There are still things I’m not sure of in my journey with asexuality. Where do I fit in, exactly? Asexuality is a contentious topic in some areas of the LGBT+ community, and for that reason I’ve never been comfortable using terms like “coming out” or associating myself with the LGBT+ community as anything more than a self-described ally. There are a few people I’ve discussed this subject with, both online and in person, and I have to credit the internet with being an amazing tool and wonderful resource for this and many other topics. Were it not for the internet, I may well still have been struggling alone.

So this article doesn’t yet have an ending. I’m asexual, and now you know. I’m comfortable enough in this online space to be open about it, and in the next article I’d also like to discuss my gender identity in a bit more detail. At some point in the future I’d like to talk about my mental health too.

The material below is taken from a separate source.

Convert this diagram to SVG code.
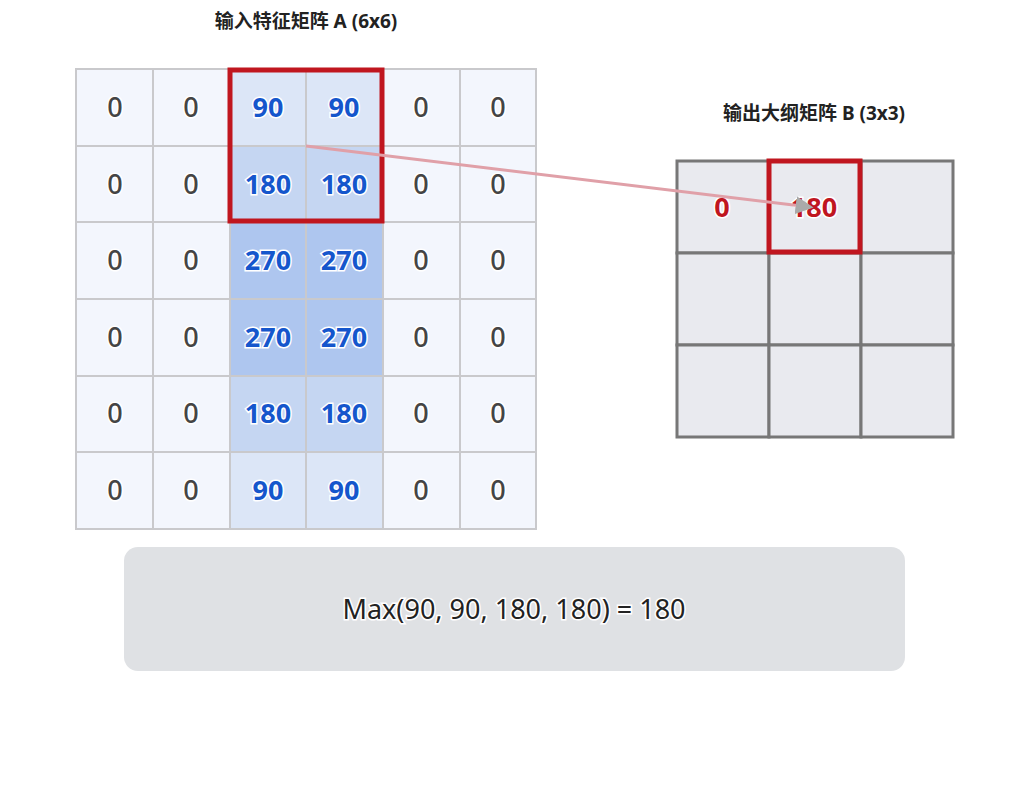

If you’re a regular reader tuning in for sci-fi and Star Trek, I hope you’ll forgive the detour to discuss some personal subjects. Perhaps this piece will be good background in future if I’m able to discuss sexuality and identity within some of the films and series I talk about here on the website. If anything above made you uncomfortable, I apologise. Thank you for sticking with me to the end, I appreciate each and every one of you who read this.

As mentioned, I recommend AVEN – the Asexuality Visibility and Education Network – for anyone looking for more information. If you are struggling with your sexuality and unsure where you fit in, please know that help is available, and may only be a Google search or phone call away. This article only looks at asexuality from one person’s narrow perspective, and as asexuality is a broad community, I do not claim that my experience is fully representative. As always, this article contains the thoughts and opinions of one person only and is not intended to cause any offence.